Ignorance is not bliss: Children’s club members prevent an early marriage in Sindh

Wednesday 23 November 2016

Puppi is a 14 year old girl and a student of the 8th grade. She lives with her family in a small village of Shaheed Benizarabad District of the Sindh Province. Her father farms a plot of land owned by a local land owner. His work fetches around Rs. 20,000 (USD 200, approximately) per month. Puppi lives in a small house with her parents, seven sisters and six brothers.

When Puppi’s sister, Sayani, turned 15, her father decided to marry her off to her brother’s brother-in-law. This is a common practice in rural areas of Pakistan, referred to as watta satta. She was not ready for marriage but could not voice her opposition because of the deeply patriarchal culture.

 In August 2015, a team from Save the Children, working on the IKEA foundation-funded CHAON project, visited Puppi’s village and invited all girls to meeting place. They formed a child club and started conducting meetings on a monthly basis where they came together and discussed the solutions of the problems they were facing. After that, they named their club ‘Pari’ or ‘Fairy’. Puppi is an active member of the Club.

The team from Save the Children arranged trainings for the club members on different life skills, namely: self-awareness, expressing emotions, making decisions, child rights, communication, health and nutrition and child protection.

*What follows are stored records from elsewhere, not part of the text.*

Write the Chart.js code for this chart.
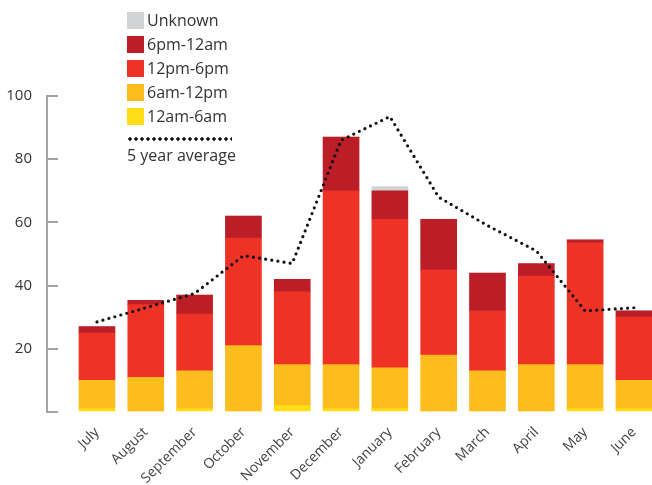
<!DOCTYPE html>
<html>
<head>
<meta charset="utf-8">
<script src="https://cdn.jsdelivr.net/npm/chart.js@4/dist/chart.umd.min.js"></script>
<style>
  html, body { margin: 0; padding: 0; background: #fff; overflow: hidden; }
  #wrap { position: relative; width: 652px; height: 485px; }
  #chart { position: absolute; left: 0; top: 0; }
  #legend { position: absolute; left: 127px; top: 8px; font-family: "Open Sans", sans-serif; font-size: 16px; color: #333; }
  .item { display: flex; align-items: center; height: 24px; }
  .sw { width: 17px; height: 17px; margin-right: 3px; }
  .dots { width: 105px; height: 4px; margin-top: 9px;
          background-image: radial-gradient(circle, #111 1.5px, transparent 1.8px);
          background-size: 6px 4px; background-position: 0 0; }
  .avg { margin-top: 3px; }
</style>
</head>
<body>
<div id="wrap">
  <canvas id="chart" width="652" height="485"></canvas>
  <div id="legend"></div>
</div>
<script>
// Months of the year, July to June
const months = ['July', 'August', 'September', 'October', 'November', 'December',
                'January', 'February', 'March', 'April', 'May', 'June'];

// Counts by time of day (stacked bottom to top)
const night     = [1, 0, 1, 0, 2, 1, 1, 0, 0, 0, 1, 1];              // 12am-6am
const morning   = [9, 11, 12, 21, 13, 14, 13, 18, 13, 15, 14, 9];    // 6am-12pm
const afternoon = [15, 23, 18, 34, 23, 55, 47, 27, 19, 28, 38.5, 20]; // 12pm-6pm
const evening   = [2, 1.3, 6, 7, 4, 17, 9, 16, 12, 4, 1, 2];         // 6pm-12am
const unknown   = [0, 0, 0, 0, 0, 0, 1.3, 0, 0, 0, 0, 0];            // Unknown

// Five year average
const fiveYearAvg = [28.5, 33, 37.5, 49.5, 47, 86, 93.5, 68, 59, 51, 32, 33];

// y axis tick values
const yTicks = [0, 20, 40, 60, 80, 100];

const seriesDefs = [
  { label: '12am-6am', data: night,     color: '#ffde17' },
  { label: '6am-12pm', data: morning,   color: '#fdbd1e' },
  { label: '12pm-6pm', data: afternoon, color: '#ef3226' },
  { label: '6pm-12am', data: evening,   color: '#bb1e27' },
  { label: 'Unknown',  data: unknown,   color: '#d1d3d4' }
];

const toXY = arr => arr.map((v, i) => ({ x: i, y: v }));

const datasets = seriesDefs.map(s => ({
  type: 'bar',
  label: s.label,
  data: toXY(s.data),
  backgroundColor: s.color,
  borderWidth: 0,
  barThickness: 36,
  stack: 'times',
  order: 1
}));

datasets.push({
  type: 'line',
  label: '5 year average',
  data: toXY(fiveYearAvg),
  borderColor: '#111',
  borderWidth: 3.2,
  borderDash: [0, 6.2],
  borderCapStyle: 'round',
  pointRadius: 0,
  tension: 0,
  fill: false,
  stack: 'avg',
  order: 0
});

// Legend: series listed top layer first, then the dotted average
const legend = document.getElementById('legend');
seriesDefs.slice().reverse().forEach(s => {
  const row = document.createElement('div');
  row.className = 'item';
  const sw = document.createElement('div');
  sw.className = 'sw';
  sw.style.background = s.color;
  const t = document.createElement('span');
  t.textContent = s.label;
  row.appendChild(sw);
  row.appendChild(t);
  legend.appendChild(row);
});
const dots = document.createElement('div');
dots.className = 'dots';
legend.appendChild(dots);
const avgLabel = document.createElement('div');
avgLabel.className = 'avg';
avgLabel.textContent = '5 year average';
legend.appendChild(avgLabel);

new Chart(document.getElementById('chart'), {
  data: { datasets },
  options: {
    responsive: false,
    animation: false,
    layout: { padding: { top: 96, right: 0, left: 0, bottom: 0 } },
    plugins: { legend: { display: false }, tooltip: { enabled: false } },
    scales: {
      x: {
        type: 'linear',
        stacked: true,
        offset: false,
        min: -1.024,
        max: 11.37,
        border: { display: false },
        grid: { display: false },
        afterFit: s => { s.height = 73; s.paddingLeft = 0; s.paddingRight = 0; },
        ticks: {
          stepSize: 1,
          includeBounds: false,
          autoSkip: false,
          maxRotation: 45,
          minRotation: 45,
          padding: 4,
          color: '#444',
          font: { family: 'Open Sans', size: 14 },
          callback: v => (Number.isInteger(v) && v >= 0 && v < months.length) ? months[v] : ''
        }
      },
      y: {
        stacked: true,
        min: 0,
        max: 100,
        afterFit: s => { s.width = 47; s.paddingTop = 0; s.paddingBottom = 0; },
        afterBuildTicks: s => { s.ticks = yTicks.map(v => ({ value: v })); },
        border: { display: true, color: '#a3a3a3', width: 2 },
        grid: { display: true, drawOnChartArea: false, drawTicks: true, tickLength: -11, color: '#a3a3a3', lineWidth: 2 },
        ticks: {
          padding: 26,
          color: '#333',
          font: { family: 'Open Sans', size: 15 },
          callback: v => v === 0 ? '' : v
        }
      }
    }
  }
});
</script>
</body>
</html>
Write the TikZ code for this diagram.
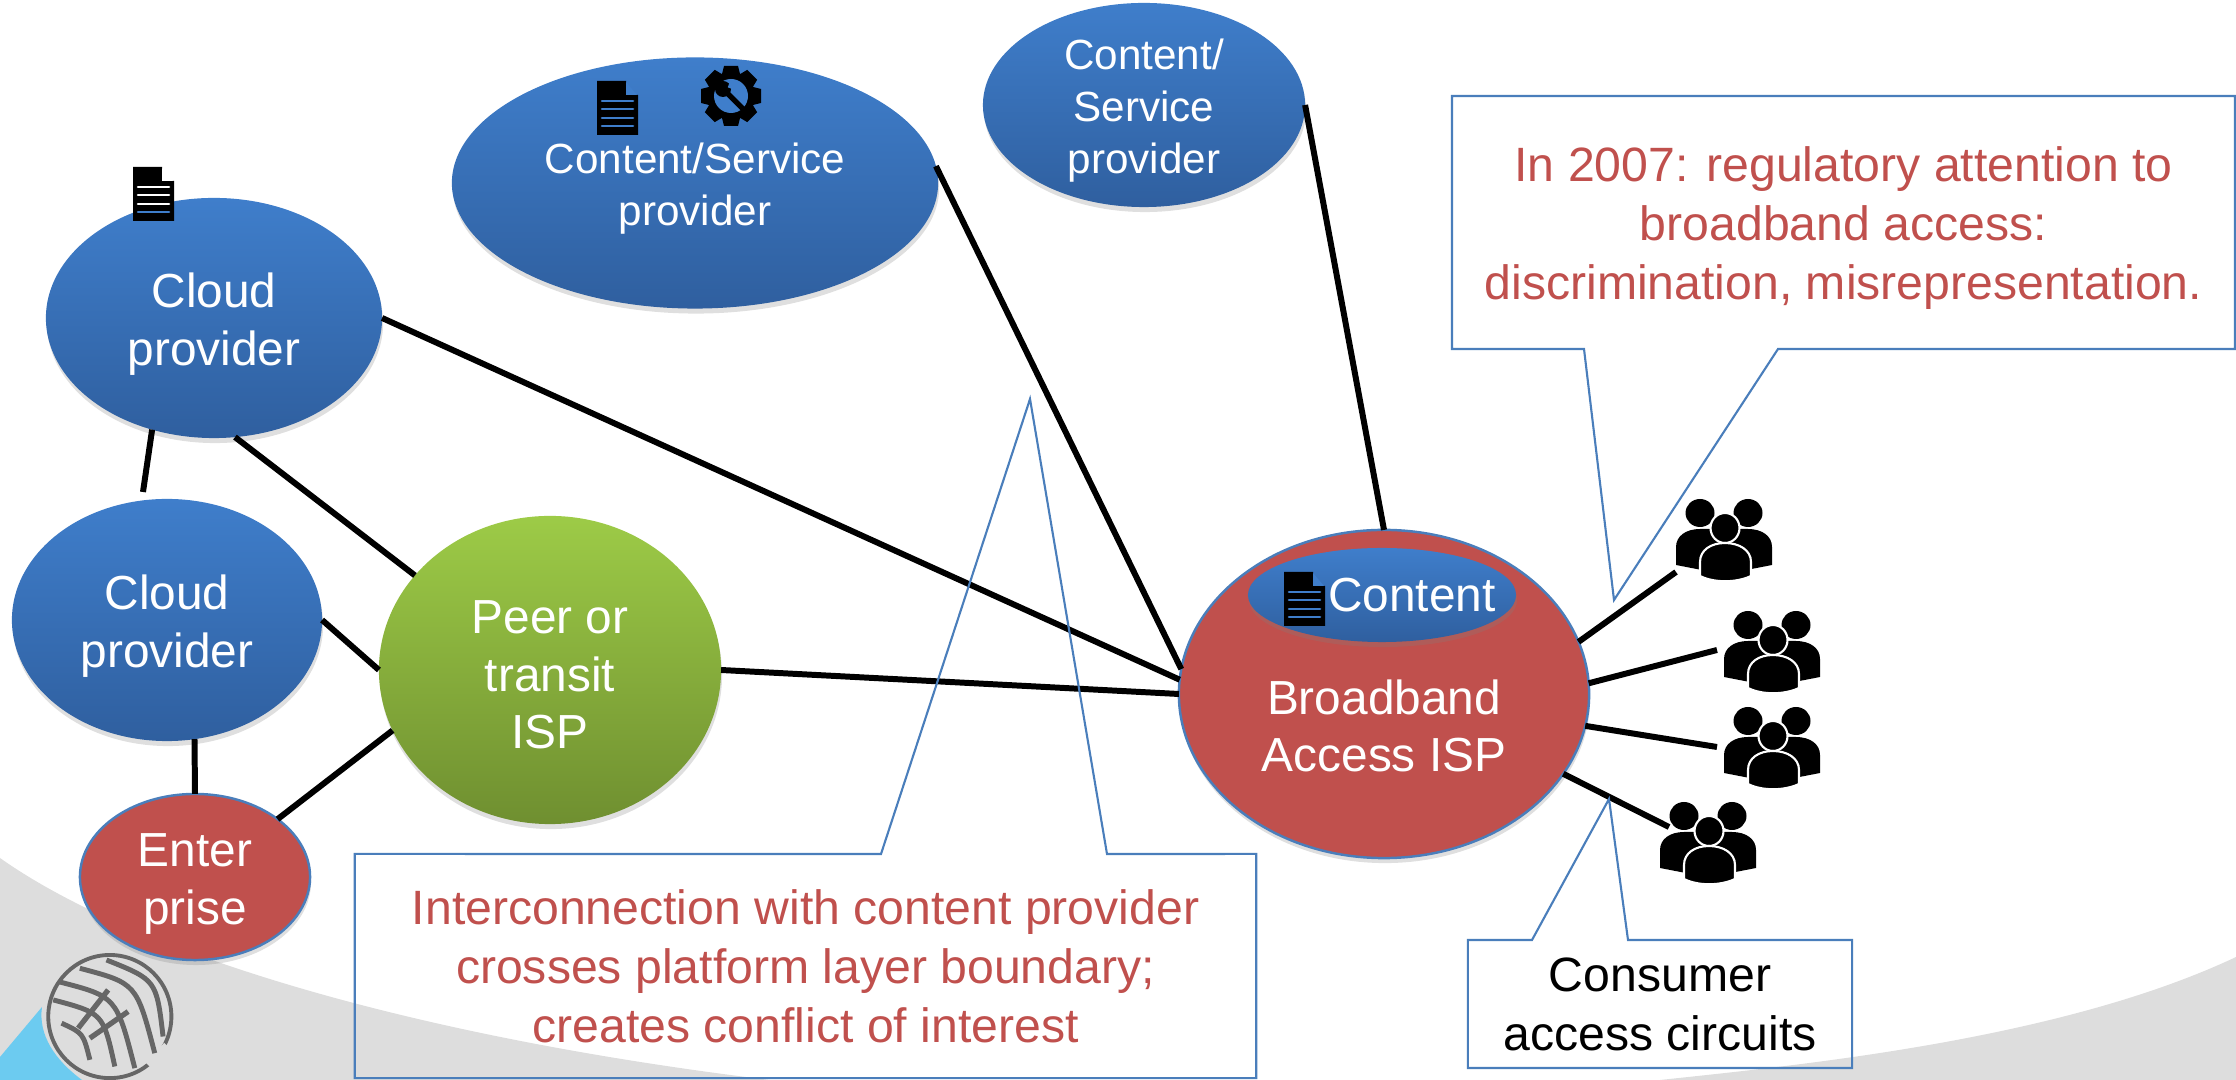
\documentclass[tikz,border=0pt]{standalone}
\usepackage{fontspec}
\setmainfont{Liberation Sans}
\usetikzlibrary{shapes.geometric, shadows}
\definecolor{ovalTop}{HTML}{3F7ECB}
\definecolor{ovalBottom}{HTML}{2F5F9F}
\definecolor{greenTop}{HTML}{9DCB47}
\definecolor{greenBottom}{HTML}{6F8F30}
\definecolor{ispRed}{HTML}{C0504D}
\definecolor{edgeBlue}{HTML}{4A7EBB}
\definecolor{swoosh}{HTML}{DDDDDD}
\definecolor{globeGray}{HTML}{666666}
\definecolor{skyBlue}{HTML}{6CCBF0}
\tikzset{
	softshadow/.style={drop shadow={opacity=0.25, shadow xshift=0.01cm, shadow yshift=-0.05cm}},
	oval/.style={ellipse, inner sep=0pt, outer sep=0pt, softshadow},
	blueoval/.style={oval, top color=ovalTop, bottom color=ovalBottom},
	greenoval/.style={oval, top color=greenTop, bottom color=greenBottom},
	redoval/.style={oval, fill=ispRed, draw=edgeBlue, line width=0.7pt},
	whitetext/.style={inner sep=0pt, align=center, text=white, font=\fontsize{13.6}{16.4}\selectfont},
	smalltext/.style={whitetext, font=\fontsize{12}{14.8}\selectfont},
	note/.style={inner sep=0pt, outer sep=0pt, align=center, font=\fontsize{13.7}{16.8}\selectfont},
	noteline/.style={edgeBlue, line width=0.6pt},
	link/.style={black, line width=1.7pt},
	pics/docicon/.style n args={3}{code={
		\fill[black] (0,0) -- (29,0) -- (29,14) -- (41,14) -- (41,54) -- (0,54) -- cycle;
		\fill[#1] (29,1) -- (40,14) -- (29,14) -- cycle;
		\foreach \y in {20,28,37}
			\draw[#2, line width=0.75pt, line cap=round] (5,\y) -- (36,\y);
		\draw[#3, line width=0.75pt, line cap=round] (5,45) -- (36,45);
	}},
	pics/gearicon/.style={code={
		\foreach \a in {0,45,...,315}
			\fill[black, rotate=\a] (-7,-30) -- (7,-30) -- (10,-18) -- (-10,-18) -- cycle;
		\fill[black] (0,0) circle [radius=24];
		\fill[ovalTop] (0,0) circle [radius=17];
		\draw[black, line width=1.5pt] (-4,-3) -- (15,16);
		\fill[black] (-8,-7) circle [radius=8];
		\fill[ovalTop, rotate=-20] (-6,-16) rectangle (3,-7);
	}},
	pics/usersicon/.style={code={
		\fill[black] (24,13) ellipse [x radius=14.5, y radius=14];
		\fill[black] (72,13) ellipse [x radius=14.5, y radius=14];
		\fill[black] (0,65) -- (0,47) .. controls (0,36) and (10,29) .. (24,29) -- (72,29)
			.. controls (86,29) and (96,36) .. (96,47) -- (96,65) -- (60,72) -- (36,72) -- cycle;
		\draw[white, line width=0.6pt, fill=black] (49,28) ellipse [x radius=14.5, y radius=15];
		\draw[white, line width=0.6pt, fill=black] (24,76) -- (24,62) .. controls (24,50) and (35,43) .. (49,43)
			.. controls (63,43) and (75,50) .. (75,62) -- (75,76) .. controls (60,83) and (38,83) .. (24,76) -- cycle;
	}}
}
\begin{document}
\begin{tikzpicture}[x=0.01cm, y=-0.01cm]
	\useasboundingbox (0,0) rectangle (2236,1080);

	\fill[swoosh] (0,858) .. controls (130,950) and (400,1035) .. (770,1080) -- (0,1080) -- cycle;
	\fill[swoosh] (1660,1080) .. controls (1800,1065) and (2060,1040) .. (2236,957) -- (2236,1080) -- cycle;
	\fill[skyBlue] (0,1057) -- (42,1007) .. controls (38,1035) and (55,1060) .. (82,1080) -- (0,1080) -- cycle;

	\begin{scope}[shift={(0,940)}, x=0.00333cm, y=-0.00333cm]
		\draw[globeGray, line width=1.1pt] (330,230) circle [radius=185];
		\draw[swoosh, line width=3pt] (505,320) -- (450,380);
		\foreach \a/\b/\c/\d/\e/\f in {
			320/60/470/120/490/290,
			240/85/410/130/465/340,
			175/125/350/170/405/385,
			160/180/310/220/345/380,
			185/250/250/280/270/360}
			\draw[globeGray, line width=1.4pt] (\a,\b) .. controls (\c,\d) .. (\e,\f);
		\draw[globeGray, line width=1.5pt] (325,150) -- (235,265);
		\draw[globeGray, line width=1.5pt] (385,215) -- (270,295);
	\end{scope}

	\node[blueoval, minimum width=3.36cm, minimum height=2.4cm] (cloudA) at (214,318) {};
	\node[blueoval, minimum width=3.1cm, minimum height=2.42cm] (cloudB) at (167,620) {};
	\node[blueoval, minimum width=4.86cm, minimum height=2.51cm] (serviceA) at (695,183) {};
	\node[blueoval, minimum width=3.22cm, minimum height=2.04cm] (serviceB) at (1144,105) {};
	\node[greenoval, minimum width=3.42cm, minimum height=3.08cm] (transit) at (550,670) {};
	\node[redoval, minimum width=2.3cm, minimum height=1.66cm] (enterprise) at (195,877) {};
	\node[redoval, minimum width=4.1cm, minimum height=3.28cm] (access) at (1384,694) {};

	\coordinate (gapCloud) at (143,492);
	\coordinate (usersEndA) at (1676,572);
	\coordinate (usersEndB) at (1717,650);
	\coordinate (usersEndC) at (1717,747);
	\coordinate (usersEndD) at (1669,827);
	\draw[link] (cloudA.241) -- (gapCloud);
	\draw[link] (cloudA.280) -- (transit.145);
	\draw[link] (cloudB.east) -- (transit.west);
	\draw[link] (cloudB.283) -- (enterprise.north);
	\draw[link] (enterprise.35) -- (transit.201);
	\draw[link] (transit.east) -- (access.west);
	\draw[link] (cloudA.east) -- (access.176);
	\draw[link] (serviceA.4) -- (access.173);
	\draw[link] (serviceB.east) -- (access.north);
	\foreach \a/\b in {15/usersEndA, 3/usersEndB, -9/usersEndC, -24/usersEndD}
		\draw[link] (access.\a) -- (\b);

	\node[whitetext] (cloudAText) at (214,324) {Cloud\\provider};
	\node[whitetext] (cloudBText) at (167,626) {Cloud\\provider};
	\node[smalltext] (serviceAText) at (695,189) {Content/Service\\provider};
	\node[smalltext] (serviceBText) at (1144,111) {Content/\\Service\\provider};
	\node[whitetext] (transitText) at (550,675) {Peer or\\transit\\ISP};
	\node[whitetext] (enterpriseText) at (195,884) {Enter\\prise};
	\node[whitetext] (accessText) at (1384,726) {Broadband\\Access ISP};
	\node[blueoval, minimum width=2.68cm, minimum height=0.94cm] (contentOval) at (1382,595) {};
	\node[whitetext] (contentText) at (1412,595) {Content};

	\pic at (1284,572) {docicon={ovalTop}{ovalTop}{ovalTop}};
	\pic at (597,81) {docicon={ovalTop}{ovalTop}{ovalTop}};
	\pic at (133,167) {docicon={white}{white}{ovalTop}};
	\pic at (731,96) {gearicon};
	\foreach \x/\y in {1676/500, 1724/612, 1724/708, 1660/803}
		\pic at (\x,\y) {usersicon};

	\node[note, text=ispRed, minimum width=9.01cm, minimum height=2.24cm] (noteCenter) at (805.5,966)
		{Interconnection with content provider\\crosses platform layer boundary;\\creates conflict of interest};
	\coordinate (tipCenter) at (1030,399);
	\draw[noteline] (noteCenter.north west) -- (881,854) -- (tipCenter) -- (1107,854) -- (noteCenter.north east)
		-- (noteCenter.south east) -- (noteCenter.south west) -- cycle;

	\node[note, text=ispRed, minimum width=7.83cm, minimum height=2.64cm] (noteRegulatory) at (1843.5,228)
		{In 2007: regulatory attention to\\broadband access:\\discrimination, misrepresentation.};
	\coordinate (tipRegulatory) at (1614,600);
	\draw[noteline] (1452,96) -- (2235,96) -- (2235,349)
		-- (1778,349) -- (tipRegulatory) -- (1584,349) -- (1452,349) -- cycle;

	\node[note, text=black, minimum width=3.84cm, minimum height=1.28cm] (noteCircuits) at (1660,1004)
		{Consumer\\access circuits};
	\coordinate (tipCircuits) at (1609,799);
	\draw[noteline] (noteCircuits.north west) -- (1532,940) -- (tipCircuits) -- (1628,940) -- (noteCircuits.north east)
		-- (noteCircuits.south east) -- (noteCircuits.south west) -- cycle;
\end{tikzpicture}
\end{document}
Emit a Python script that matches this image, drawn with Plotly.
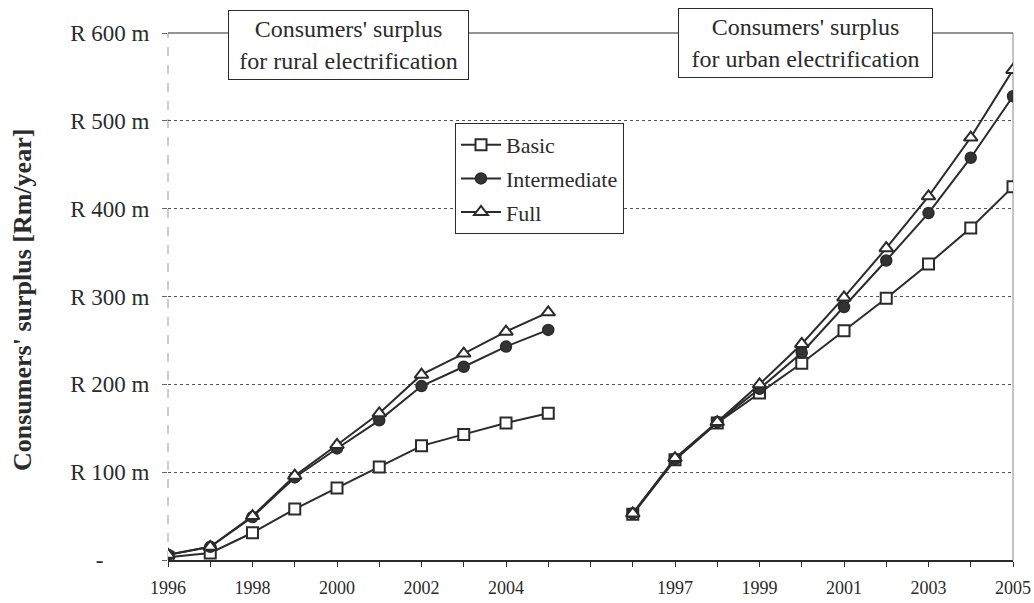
import plotly.graph_objects as go

# ---- data ----
years = ["1996", "1997", "1998", "1999", "2000", "2001", "2002", "2003", "2004", "2005"]
rural_basic = [3, 8, 31, 58, 82, 106, 130, 143, 156, 167]
rural_inter = [6, 15, 49, 94, 127, 159, 198, 220, 243, 262]
rural_full = [6, 15, 50, 96, 131, 167, 211, 235, 260, 282]
urban_basic = [52, 114, 156, 190, 224, 261, 298, 337, 378, 425]
urban_inter = [53, 115, 157, 195, 236, 288, 341, 395, 458, 528]
urban_full = [53, 116, 157, 200, 246, 299, 355, 414, 481, 558]
# category labels along the axis (rural block, gap, urban block)
cat_labels = years + [""] + years
shown_labels = {0: "1996", 2: "1998", 4: "2000", 6: "2002", 8: "2004",
                12: "1997", 14: "1999", 16: "2001", 18: "2003", 20: "2005"}
y_ticks = [0, 100, 200, 300, 400, 500, 600]
y_tick_text = ["-" + "\u00a0" * 8, "R 100 m", "R 200 m", "R 300 m", "R 400 m", "R 500 m", "R 600 m"]

FONT = "Liberation Serif, Times New Roman, serif"
INK = "#2b2b2b"

xs = list(range(len(cat_labels)))

def series(rural, urban):
    return rural + [None] + urban

fig = go.Figure()
specs = [
    ("Basic", series(rural_basic, urban_basic), dict(symbol="square", size=11, color="white", line=dict(color=INK, width=2))),
    ("Intermediate", series(rural_inter, urban_inter), dict(symbol="circle", size=11, color="#333333", line=dict(color=INK, width=1.5))),
    ("Full", series(rural_full, urban_full), dict(symbol="triangle-up", size=12, color="white", line=dict(color=INK, width=2))),
]
for name, ys, mk in specs:
    fig.add_trace(go.Scatter(
        x=xs, y=ys, name=name, mode="lines+markers",
        line=dict(color=INK, width=2), marker=mk,
        connectgaps=False, legendgroup=name,
    ))

tickvals = xs
ticktext = [shown_labels.get(i, "") for i in xs]

L, R, T, B = 168, 1034 - 1013, 33, 603 - 560
pw, ph = 1034 - L - R, 603 - T - B

def px(xp):
    return (xp - L) / pw

def py(yp):
    return (603 - B - yp) / ph

fig.update_layout(
    width=1034, height=603,
    margin=dict(l=L, r=R, t=T, b=B, pad=0, autoexpand=False),
    paper_bgcolor="white", plot_bgcolor="white",
    font=dict(family=FONT, color=INK),
    showlegend=True,
    legend=dict(
        x=px(455), y=py(123), xanchor="left", yanchor="top",
        bgcolor="white", bordercolor=INK, borderwidth=1,
        font=dict(family=FONT, size=22, color=INK),
        tracegroupgap=2, itemwidth=40,
    ),
    xaxis=dict(
        range=[0, len(cat_labels) - 1], tickmode="array",
        tickvals=tickvals, ticktext=ticktext,
        ticks="outside", ticklen=5, tickcolor=INK, tickwidth=1,
        showgrid=False, zeroline=False, automargin=False,
        showline=True, linecolor=INK, linewidth=1.5,
        tickfont=dict(family=FONT, size=18, color=INK),
        ticklabelstandoff=6,
    ),
    yaxis=dict(
        range=[0, 600], tickmode="array", tickvals=y_ticks, ticktext=y_tick_text,
        ticks="outside", ticklen=5, tickcolor="#666", tickwidth=1,
        showgrid=True, gridcolor="#555", griddash="dot", gridwidth=1,
        zeroline=False, showline=False, automargin=False,
        tickfont=dict(family=FONT, size=23, color=INK),
        ticklabelstandoff=8,
    ),
)

# plot-area borders
fig.add_shape(type="line", xref="paper", yref="paper", x0=0, x1=1, y0=1, y1=1,
              line=dict(color=INK, width=1.2), layer="above")
fig.add_shape(type="line", xref="paper", yref="paper", x0=1, x1=1, y0=0, y1=1,
              line=dict(color="#888", width=1), layer="below")
fig.add_shape(type="line", xref="paper", yref="paper", x0=0, x1=0, y0=0, y1=1,
              line=dict(color="#999", width=1, dash="dash"), layer="below")

# title boxes
fig.add_annotation(
    xref="paper", yref="paper", x=px((228 + 469) / 2), y=py(45),
    text="Consumers' surplus<br>for rural electrification", showarrow=False,
    font=dict(family=FONT, size=24, color=INK), align="center",
    bgcolor="white", bordercolor=INK, borderwidth=1, borderpad=2,
    width=235, height=64, xanchor="center", yanchor="middle",
)
fig.add_annotation(
    xref="paper", yref="paper", x=px((678 + 933) / 2), y=py(43),
    text="Consumers' surplus<br>for urban electrification", showarrow=False,
    font=dict(family=FONT, size=24, color=INK), align="center",
    bgcolor="white", bordercolor=INK, borderwidth=1, borderpad=2,
    width=249, height=64, xanchor="center", yanchor="middle",
)

# y-axis title
fig.add_annotation(
    xref="paper", yref="paper", x=px(22), y=py(300),
    text="<b>Consumers' surplus [Rm/year]</b>", showarrow=False, textangle=-90,
    font=dict(family=FONT, size=26, color=INK), xanchor="center", yanchor="middle",
)

fig.write_html("out.html")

The training sessions have enhanced the confidence of the girls and increased their knowledge in the domain of child rights, children’s issues and laws.

They have also become aware of the law against child marriages in the Sindh Province, and the negative effects of early and forced marriages. But Puppi soon realised that not everyone in her village knew about this law. There were some examples in their village where girls experienced motherhood at an early age and suffered from severe health issues. In some cases, both mother and child died during labour; and child marriage lay at the heart of all these problems.

Thanks to the knowledge imparted through the training sessions, Puppi actively opposed her sister’s marriage. She discussed the matter with her mother and convinced her. Later the child club she was a part of arranged a meeting with Puppi’s father to talk him out of forcing Sayani to marry. Puppi’s mother also lent a supporting voice to the girls’ argument.

Finally, they were able to convince Karim, Puppi’s father to delay the marriage until Sayani turned 18. Now Karim has decided that he will not marry any of his children off before the age of 18.

Says Karim: “It was very hard for me to change my mind and convince the other family members to postpone this marriage, but my wife and my younger daughter convinced me with their argument.” He goes on to say: “They told me about the government of Sindh’s child marriage law which imposes punishment on families who get their children, both sons and daughters, married at an early age. I do not want to break the law.”